(Problem details)
Retype the listing below line for line, but only from the line with "Emit a web page" down to the line with "const percents = roundedPercents(counts);", inclusive. Pictures stay out.

(Material to process)

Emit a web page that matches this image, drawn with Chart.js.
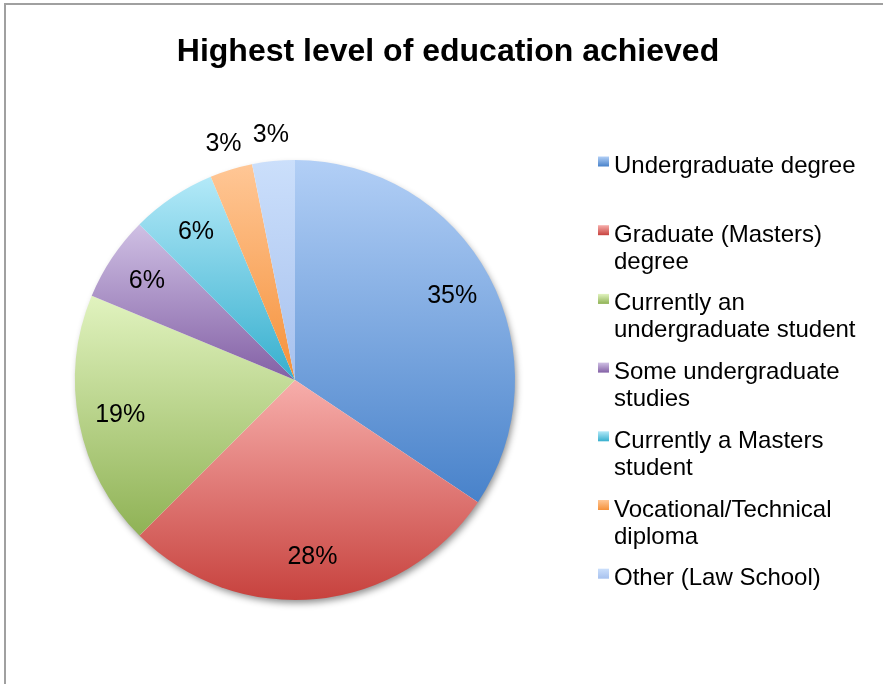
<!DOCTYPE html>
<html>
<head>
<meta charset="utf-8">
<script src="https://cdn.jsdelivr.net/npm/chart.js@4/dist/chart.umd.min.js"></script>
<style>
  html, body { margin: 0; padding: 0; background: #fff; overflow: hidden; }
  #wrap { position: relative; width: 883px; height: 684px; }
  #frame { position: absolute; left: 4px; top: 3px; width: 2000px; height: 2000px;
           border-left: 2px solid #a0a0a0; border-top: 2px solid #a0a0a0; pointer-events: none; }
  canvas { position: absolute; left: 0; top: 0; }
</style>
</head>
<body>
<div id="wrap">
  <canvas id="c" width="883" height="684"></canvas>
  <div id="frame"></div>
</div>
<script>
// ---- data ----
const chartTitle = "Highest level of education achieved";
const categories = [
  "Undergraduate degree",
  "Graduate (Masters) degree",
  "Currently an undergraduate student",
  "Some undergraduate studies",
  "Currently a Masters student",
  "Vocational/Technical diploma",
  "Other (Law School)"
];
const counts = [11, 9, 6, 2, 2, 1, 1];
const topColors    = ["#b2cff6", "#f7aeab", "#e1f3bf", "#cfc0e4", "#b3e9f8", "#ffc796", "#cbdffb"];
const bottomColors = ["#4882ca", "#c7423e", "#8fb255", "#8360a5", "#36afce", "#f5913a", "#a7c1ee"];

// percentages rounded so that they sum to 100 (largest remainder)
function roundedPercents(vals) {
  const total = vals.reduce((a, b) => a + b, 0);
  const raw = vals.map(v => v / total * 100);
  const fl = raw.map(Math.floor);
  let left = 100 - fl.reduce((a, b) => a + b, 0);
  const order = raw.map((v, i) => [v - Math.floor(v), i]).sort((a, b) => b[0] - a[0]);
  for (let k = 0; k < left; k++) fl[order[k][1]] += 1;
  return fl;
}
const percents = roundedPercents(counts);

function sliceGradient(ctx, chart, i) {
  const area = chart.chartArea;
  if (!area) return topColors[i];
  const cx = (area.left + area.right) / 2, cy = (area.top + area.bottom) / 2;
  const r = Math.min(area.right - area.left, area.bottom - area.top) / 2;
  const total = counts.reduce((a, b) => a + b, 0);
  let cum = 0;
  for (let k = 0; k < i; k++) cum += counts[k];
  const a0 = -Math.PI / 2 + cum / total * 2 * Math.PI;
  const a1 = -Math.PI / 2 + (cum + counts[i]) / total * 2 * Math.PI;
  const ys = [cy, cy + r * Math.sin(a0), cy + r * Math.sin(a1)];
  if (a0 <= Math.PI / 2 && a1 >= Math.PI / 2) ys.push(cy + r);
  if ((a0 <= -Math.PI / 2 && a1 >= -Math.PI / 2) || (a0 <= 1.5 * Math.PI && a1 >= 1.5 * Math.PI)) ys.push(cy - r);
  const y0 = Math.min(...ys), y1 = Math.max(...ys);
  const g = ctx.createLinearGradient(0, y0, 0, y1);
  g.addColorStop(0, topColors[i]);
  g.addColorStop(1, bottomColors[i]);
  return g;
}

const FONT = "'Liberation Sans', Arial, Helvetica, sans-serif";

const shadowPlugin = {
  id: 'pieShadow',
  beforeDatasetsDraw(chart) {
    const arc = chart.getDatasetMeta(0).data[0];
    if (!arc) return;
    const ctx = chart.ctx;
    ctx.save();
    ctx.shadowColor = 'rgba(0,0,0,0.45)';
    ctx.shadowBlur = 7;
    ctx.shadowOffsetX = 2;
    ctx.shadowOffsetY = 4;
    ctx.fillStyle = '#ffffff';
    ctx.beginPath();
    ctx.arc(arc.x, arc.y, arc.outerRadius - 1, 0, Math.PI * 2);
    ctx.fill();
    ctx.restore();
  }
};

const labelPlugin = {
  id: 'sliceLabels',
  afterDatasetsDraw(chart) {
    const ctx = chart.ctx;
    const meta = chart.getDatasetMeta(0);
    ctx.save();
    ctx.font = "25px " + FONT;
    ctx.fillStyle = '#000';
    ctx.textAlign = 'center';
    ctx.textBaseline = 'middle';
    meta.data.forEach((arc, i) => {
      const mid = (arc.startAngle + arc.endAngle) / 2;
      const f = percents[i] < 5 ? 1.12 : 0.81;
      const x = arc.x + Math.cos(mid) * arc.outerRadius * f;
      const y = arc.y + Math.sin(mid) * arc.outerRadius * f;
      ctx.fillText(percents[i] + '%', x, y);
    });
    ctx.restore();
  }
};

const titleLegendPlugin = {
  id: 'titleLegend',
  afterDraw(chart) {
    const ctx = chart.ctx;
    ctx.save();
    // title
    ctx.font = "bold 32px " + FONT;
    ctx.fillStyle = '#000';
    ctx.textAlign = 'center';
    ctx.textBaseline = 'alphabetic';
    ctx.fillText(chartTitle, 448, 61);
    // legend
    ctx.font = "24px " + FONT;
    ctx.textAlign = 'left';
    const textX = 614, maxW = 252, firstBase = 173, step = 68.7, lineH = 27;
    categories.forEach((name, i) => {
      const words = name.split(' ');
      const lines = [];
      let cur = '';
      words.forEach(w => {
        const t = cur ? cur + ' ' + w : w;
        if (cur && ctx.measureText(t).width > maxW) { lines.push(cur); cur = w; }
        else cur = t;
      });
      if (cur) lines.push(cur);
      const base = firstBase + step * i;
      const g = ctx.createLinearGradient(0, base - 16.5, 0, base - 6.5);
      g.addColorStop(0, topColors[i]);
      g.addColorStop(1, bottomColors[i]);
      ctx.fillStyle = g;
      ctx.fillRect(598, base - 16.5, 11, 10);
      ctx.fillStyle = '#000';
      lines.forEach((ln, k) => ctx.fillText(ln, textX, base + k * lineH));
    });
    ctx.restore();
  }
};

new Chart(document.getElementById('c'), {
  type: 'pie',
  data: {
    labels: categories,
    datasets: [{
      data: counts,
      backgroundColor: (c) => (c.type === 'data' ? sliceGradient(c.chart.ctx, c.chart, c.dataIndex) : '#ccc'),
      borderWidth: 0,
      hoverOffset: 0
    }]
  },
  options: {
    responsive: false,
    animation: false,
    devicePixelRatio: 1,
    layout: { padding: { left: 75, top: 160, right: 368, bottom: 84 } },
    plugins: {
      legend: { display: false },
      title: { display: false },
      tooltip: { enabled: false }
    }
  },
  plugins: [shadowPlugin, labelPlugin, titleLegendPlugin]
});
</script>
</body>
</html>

==

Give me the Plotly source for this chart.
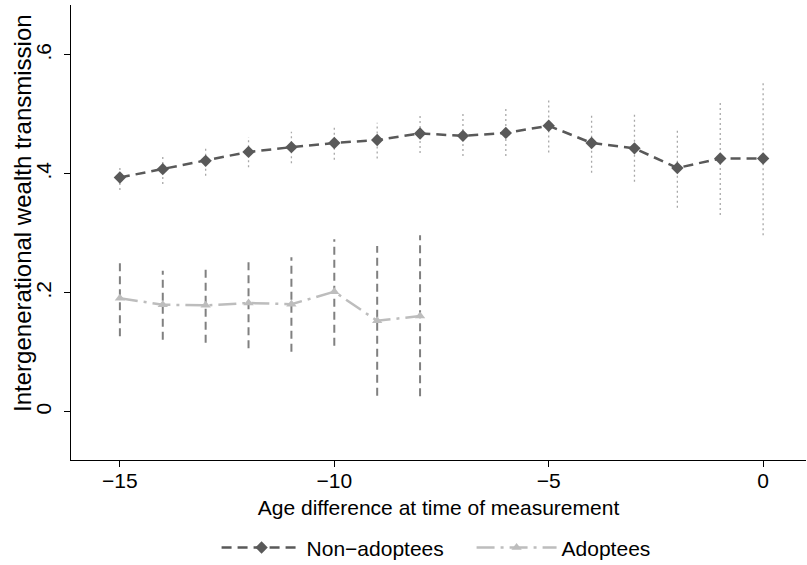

---

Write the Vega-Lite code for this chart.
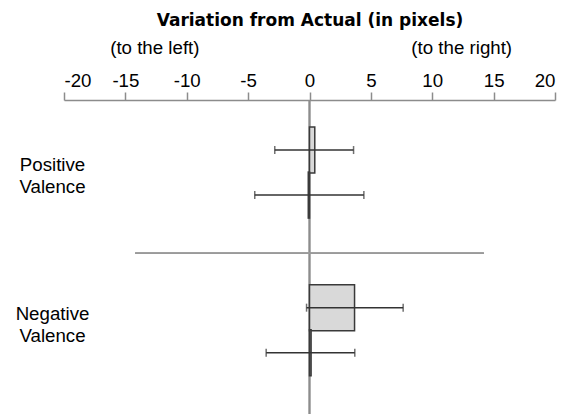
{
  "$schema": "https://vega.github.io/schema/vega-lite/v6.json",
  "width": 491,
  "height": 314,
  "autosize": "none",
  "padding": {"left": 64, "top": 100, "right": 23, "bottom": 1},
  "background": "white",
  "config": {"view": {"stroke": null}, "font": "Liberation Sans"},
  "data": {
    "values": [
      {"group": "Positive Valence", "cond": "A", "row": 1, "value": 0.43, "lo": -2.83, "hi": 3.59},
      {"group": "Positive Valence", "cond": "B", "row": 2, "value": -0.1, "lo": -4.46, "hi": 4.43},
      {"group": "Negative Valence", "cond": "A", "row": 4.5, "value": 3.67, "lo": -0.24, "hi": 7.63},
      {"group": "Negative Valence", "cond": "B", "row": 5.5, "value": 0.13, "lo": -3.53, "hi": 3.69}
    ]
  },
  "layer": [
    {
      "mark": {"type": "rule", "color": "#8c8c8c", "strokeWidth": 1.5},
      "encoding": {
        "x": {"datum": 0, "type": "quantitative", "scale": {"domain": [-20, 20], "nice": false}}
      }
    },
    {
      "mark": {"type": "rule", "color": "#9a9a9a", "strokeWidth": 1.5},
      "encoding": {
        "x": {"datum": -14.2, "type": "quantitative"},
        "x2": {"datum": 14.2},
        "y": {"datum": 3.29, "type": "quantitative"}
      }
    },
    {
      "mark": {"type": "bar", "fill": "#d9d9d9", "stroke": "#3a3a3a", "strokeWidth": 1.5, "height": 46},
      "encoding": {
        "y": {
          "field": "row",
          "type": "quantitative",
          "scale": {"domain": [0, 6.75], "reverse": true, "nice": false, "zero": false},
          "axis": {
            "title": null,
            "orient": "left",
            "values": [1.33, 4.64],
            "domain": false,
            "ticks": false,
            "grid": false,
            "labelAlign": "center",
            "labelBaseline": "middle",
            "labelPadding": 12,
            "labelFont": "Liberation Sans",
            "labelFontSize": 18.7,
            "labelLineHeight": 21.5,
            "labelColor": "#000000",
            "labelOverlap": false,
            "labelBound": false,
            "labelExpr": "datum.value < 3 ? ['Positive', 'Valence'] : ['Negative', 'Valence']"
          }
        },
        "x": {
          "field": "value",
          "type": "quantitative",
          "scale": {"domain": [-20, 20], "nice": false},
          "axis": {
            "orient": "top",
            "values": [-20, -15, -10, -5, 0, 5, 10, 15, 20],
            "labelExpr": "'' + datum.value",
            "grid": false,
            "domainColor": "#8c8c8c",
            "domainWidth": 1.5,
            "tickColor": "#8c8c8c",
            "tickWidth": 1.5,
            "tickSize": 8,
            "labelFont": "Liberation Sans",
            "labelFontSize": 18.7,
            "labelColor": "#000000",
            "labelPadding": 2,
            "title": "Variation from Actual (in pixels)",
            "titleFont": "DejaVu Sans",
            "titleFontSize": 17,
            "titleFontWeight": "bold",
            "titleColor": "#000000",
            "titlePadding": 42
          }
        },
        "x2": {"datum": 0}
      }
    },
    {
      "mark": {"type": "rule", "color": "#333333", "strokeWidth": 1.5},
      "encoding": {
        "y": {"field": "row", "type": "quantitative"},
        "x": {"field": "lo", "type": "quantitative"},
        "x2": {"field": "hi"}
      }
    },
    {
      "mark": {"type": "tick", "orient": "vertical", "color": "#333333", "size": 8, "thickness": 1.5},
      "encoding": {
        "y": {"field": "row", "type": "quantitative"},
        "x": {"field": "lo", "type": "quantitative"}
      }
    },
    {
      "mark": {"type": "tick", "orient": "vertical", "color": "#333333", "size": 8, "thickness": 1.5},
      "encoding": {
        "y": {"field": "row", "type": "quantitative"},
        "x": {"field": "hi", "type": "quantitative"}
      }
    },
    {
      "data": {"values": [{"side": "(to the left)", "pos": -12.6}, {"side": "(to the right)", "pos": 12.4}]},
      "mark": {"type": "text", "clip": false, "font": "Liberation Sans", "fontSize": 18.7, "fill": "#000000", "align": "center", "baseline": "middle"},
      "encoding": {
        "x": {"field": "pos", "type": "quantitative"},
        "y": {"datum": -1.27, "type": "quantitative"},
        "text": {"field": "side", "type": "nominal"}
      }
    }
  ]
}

(Task answer)
Emit a web page that matches this image, drawn with Chart.js.
<!DOCTYPE html>
<html>
<head>
<meta charset="utf-8">
<script src="https://cdn.jsdelivr.net/npm/chart.js@4/dist/chart.umd.min.js"></script>
<style>
  html, body { margin: 0; padding: 0; background: #fff; overflow: hidden; }
  #wrap { position: relative; width: 883px; height: 684px; }
  #frame { position: absolute; left: 4px; top: 3px; width: 2000px; height: 2000px;
           border-left: 2px solid #a0a0a0; border-top: 2px solid #a0a0a0; pointer-events: none; }
  canvas { position: absolute; left: 0; top: 0; }
</style>
</head>
<body>
<div id="wrap">
  <canvas id="c" width="883" height="684"></canvas>
  <div id="frame"></div>
</div>
<script>
// ---- data ----
const chartTitle = "Highest level of education achieved";
const categories = [
  "Undergraduate degree",
  "Graduate (Masters) degree",
  "Currently an undergraduate student",
  "Some undergraduate studies",
  "Currently a Masters student",
  "Vocational/Technical diploma",
  "Other (Law School)"
];
const counts = [11, 9, 6, 2, 2, 1, 1];
const topColors    = ["#b2cff6", "#f7aeab", "#e1f3bf", "#cfc0e4", "#b3e9f8", "#ffc796", "#cbdffb"];
const bottomColors = ["#4882ca", "#c7423e", "#8fb255", "#8360a5", "#36afce", "#f5913a", "#a7c1ee"];

// percentages rounded so that they sum to 100 (largest remainder)
function roundedPercents(vals) {
  const total = vals.reduce((a, b) => a + b, 0);
  const raw = vals.map(v => v / total * 100);
  const fl = raw.map(Math.floor);
  let left = 100 - fl.reduce((a, b) => a + b, 0);
  const order = raw.map((v, i) => [v - Math.floor(v), i]).sort((a, b) => b[0] - a[0]);
  for (let k = 0; k < left; k++) fl[order[k][1]] += 1;
  return fl;
}
const percents = roundedPercents(counts);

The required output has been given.